Dia mengatakan, produk mereka kalah bersaing bukan karena kualitas, tetapi soal harga yang tidak masuk Harga Pokok Penjualan (HPP) pelaku UKM/IKM tekstil yang tidak mampu bersaing.
"Saya mendapat informasi ada indikasi marak impor pakaian jadi maupun produk tekstil yang tak terkendali. Harga yang murah ini adalah predatory pricing di platform online, memukul pedagang offline dan dari sektor produksi konveksi juga industri tekstil dibanjiri produk dari luar yang sangat murah," ujar Teten.
Menurut Teten, hal itu terjadi juga karena didorong adanya aturan safe guard yang tidak berjalan dengan semestinya. Oleh karena itu, pemerintah berupaya untuk membenahi dan berkoordinasi dengan Menteri Sekretaris Negara (Mensesneg) untuk langkah ke depan.
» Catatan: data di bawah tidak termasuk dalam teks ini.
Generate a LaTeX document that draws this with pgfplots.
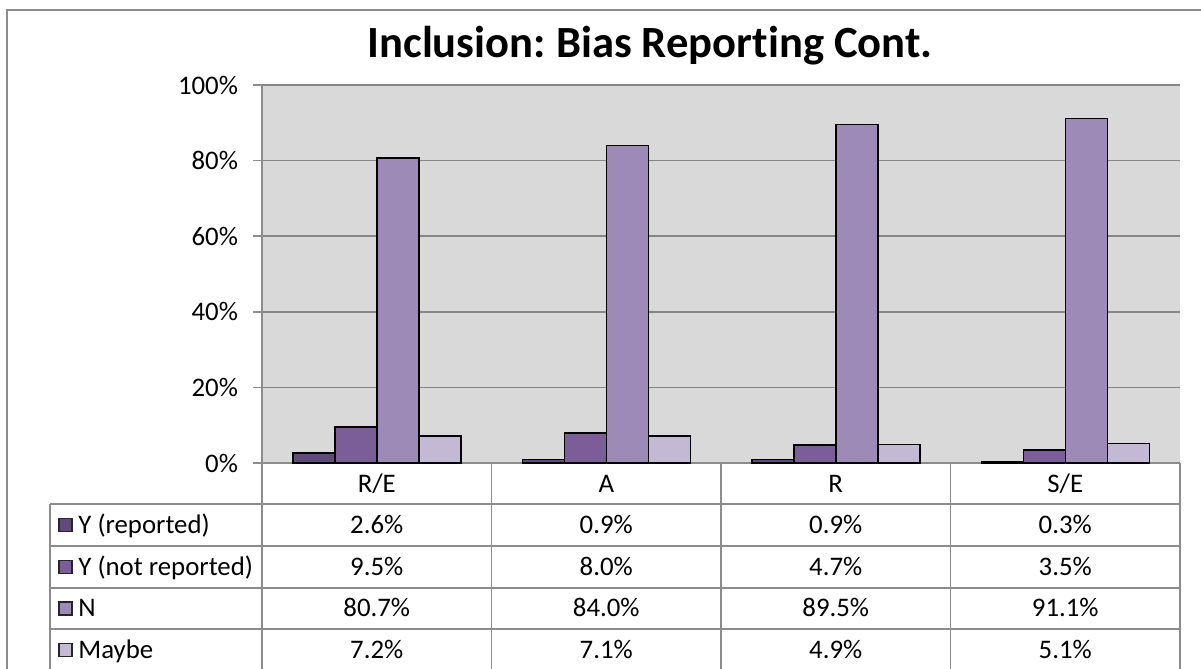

"Sebab sekali lagi, kewenangan ini ada di Kementerian Perdagangan (Kemendag) dan Kementerian Keuangan (Kemenkeu). Presiden Jokowi pun sudah mengatakan secepatnya ada Undang-Undang yang mengaturnya. Presiden sudah menyampaikan akan meninjau kembali perdagangan online, yang dalam waktu dekat akan dibahas," ucapnya.
Tak hanya itu, Teten juga merasa perlu ada HPP khusus di produk tekstil. Sebab di China sendiri, mereka menerapkan model barang masuk di sana tidak boleh di bawah HPP. "Kalau kami terapkan itu bisa melindungi industri dalam negeri," tuturnya.
Pada kesempatan sama, Ketua Umum Asosiasi Pertekstilan Indonesia (API) Jemmy Kartiwa Sastraatmaja mengatakan, saat ini perdagangan global memang sedang tidak baik-baik saja.
China yang merupakan produsen atau manufaktur besar dunia banyak barangnya yang tak terserap di negara-negara besar, seperti di Amerika Serikat (AS) dan Uni Eropa. Sehingga, mereka berusaha mencari pasar baru yang trade barrier-nya lemah.
"Jangan sampai Indonesia hanya dijadikan market, karena Indonesia merupakan negara dengan populasi terbesar nomor empat dunia. Tak heran Indonesia dibidik menjadi salah satu pangsa pasar. Jika tidak pintar-pintar memasang trade barrier, ekosistem ini akan hancur berimbas ke hulu," tuturnya.
Baca juga:
Sementara itu, Ketua Umum Ikatan Pengusaha Konveksi Bandung (IPKB) Nandi Herdiaman menambahkan, adanya serangan impor yang harganya di bawah pasar mendorong rendahnya permintaan, termasuk yang terjadi di Tanah Abang, Jakarta Pusat.
"Imbasnya terjadi penurunan produksi bukan cuma satu atau dua pabrik, bahkan ribuan. Ditambah dampak pengangguran bahkan hingga jutaan," jelas dia.
Adapun pabrik tekstil di Kecamatan Majalaya, Bandung, Jawa Barat merupakan salah satu contoh kawasan yang penduduknya menjalani usaha pertekstilan pada hari biasa ramai aktivitas produksi.
Namun, sejak Lebaran hingga saat ini, penurunan produksi terus terjadi hingga beberapa pabrik tak mampu lagi bertahan untuk terus berproduksi.